『ボクの手塚治虫』

 

矢口高雄の作品。単行本発行は1989年。

 

矢口さんの訃報を受けまして

この方も去る時が来たのだな、と

電子書籍を色々集めてしまいました。

(実家にある『釣りキチ三平』どうしましょう?)

 

前々から気になっていた

矢口さんによる手塚さん思い出話です。

好きな方のフィルターを通した

好きな方の姿って本当にまぶしいものだな。

 

今年秋田で開催されている

原画展には行きたかったのですけれど

生きていればきっと行ける日が来るでしょう。

 

以下、感想です。

 

 

 

戦中からマンガが大好きだった

「高橋少年」が手塚作品に心酔していく

その道中の物語。

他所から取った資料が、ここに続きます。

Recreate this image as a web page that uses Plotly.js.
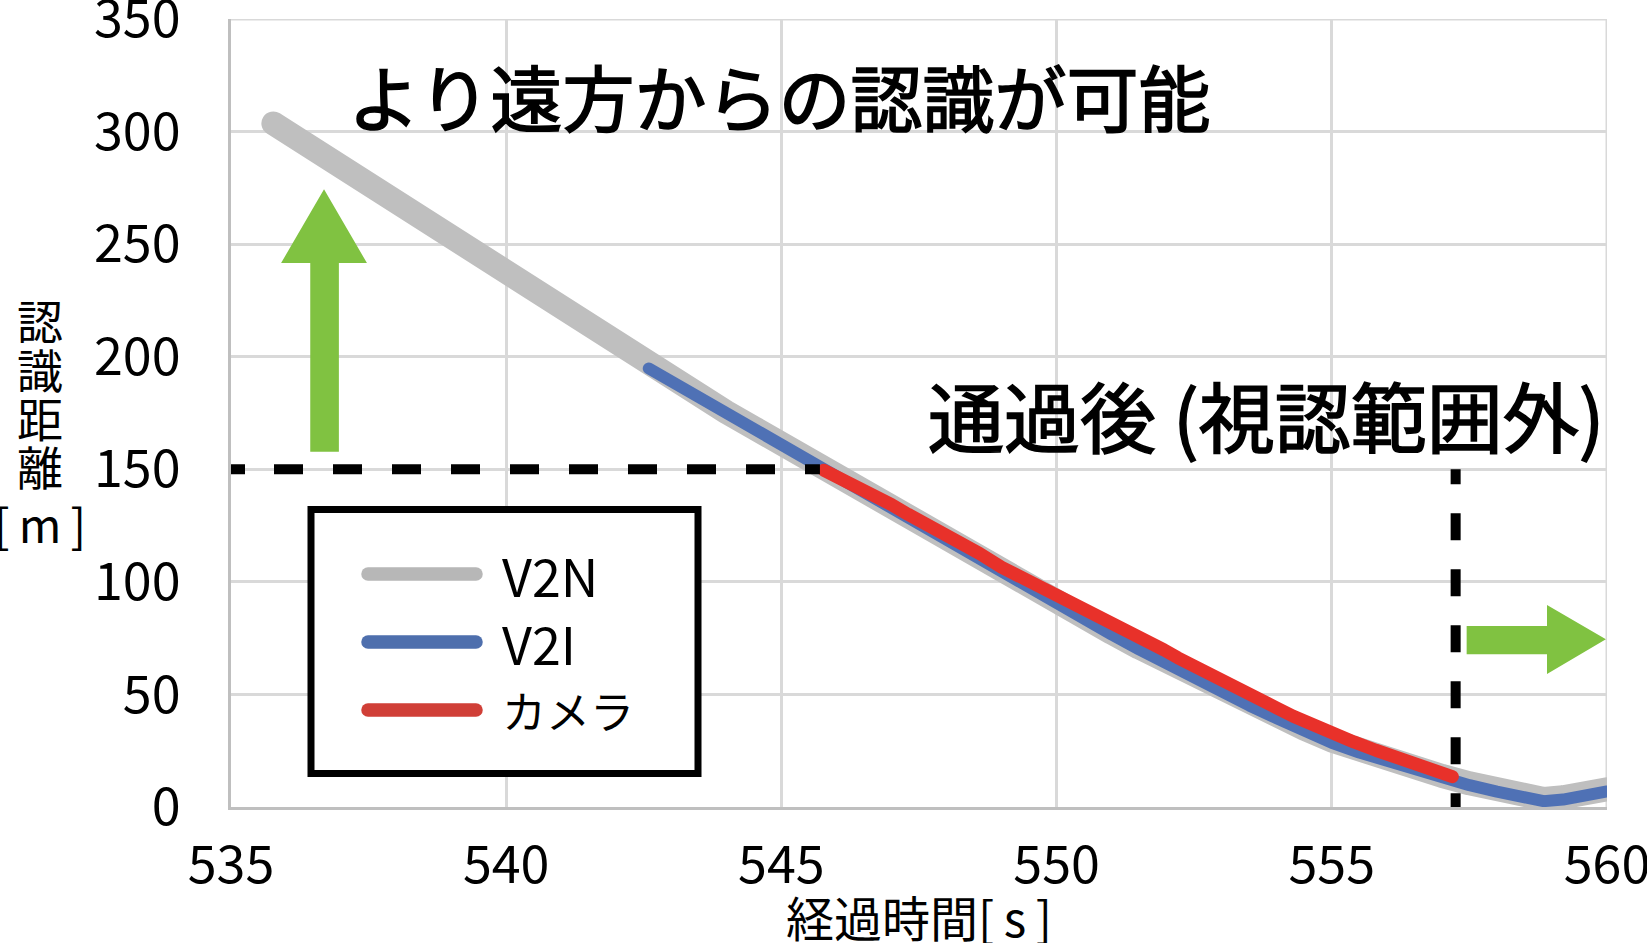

昭和史としても傑作。

 

絵に最も影響を与えた白土作品への道は

また別の作品で語られることですね。

あれも傑作なのである。

 

矢口さんの絵で物語られる

手塚作品がこれまたすごいのですが

詳細に描写される『メトロポリス』は

私も大好きな作品なのですごくわかるな〜。

描き込みはあのぐらいの密度で見えてたよね。

 

ミッチィとケン一くんの最後の戦いは

矢口さんの目には女の子に見えていたのか……

なるほど、なるほど(私は男の子派です、うふふ)。

『ジャングル大帝』のコンガが好みなのもわかる。

 

少女クラブ版『火の鳥』のギリシャ編を

恋愛物と受け止めた満智子さんもそうですけど

(台詞では兄妹の結びつき扱いだった)

読者に「見えた」物語が

その人にとっての本当になるのですよね。

 

手塚さんが年賀状を返してくれたエピソード

すごくいいなあ……その後の矢口さんが

必ず読者に返事を出していたのも納得です。

 

うちの母はミネコさんの

直筆イラスト(えんぴつ描き)を

ずっと宝物にしているのでした。

(私は懸賞は当てますけど、お返事はないので)

 

手塚さんの口にした矢口作品評価が

とてもうなずけるものでさすがです。

矢口さんが世に出たのはちょっと遅いので

他の皆さんほどは強烈対応では

なかったんだな(笑)ともなったけど。

 

柱は手塚作品となりますが

秋田の奥深い農村に生まれ育った

高橋少年の昔語りが

大変魅力的に描かれています。

 

数コマで描写が終わっているけれど

・嫁を「こきつかう」農家の主である祖父

・日射病から回復してすぐ働く母

・百姓にはならねえ!!と叫ぶ少年

ものすごく重い一場面ですね……

 

まあ矢口さんはデビュー作が

『長持唄考』のお方ですし……

これについては個別記事書きます。

私が「一番」大好きな矢口作品。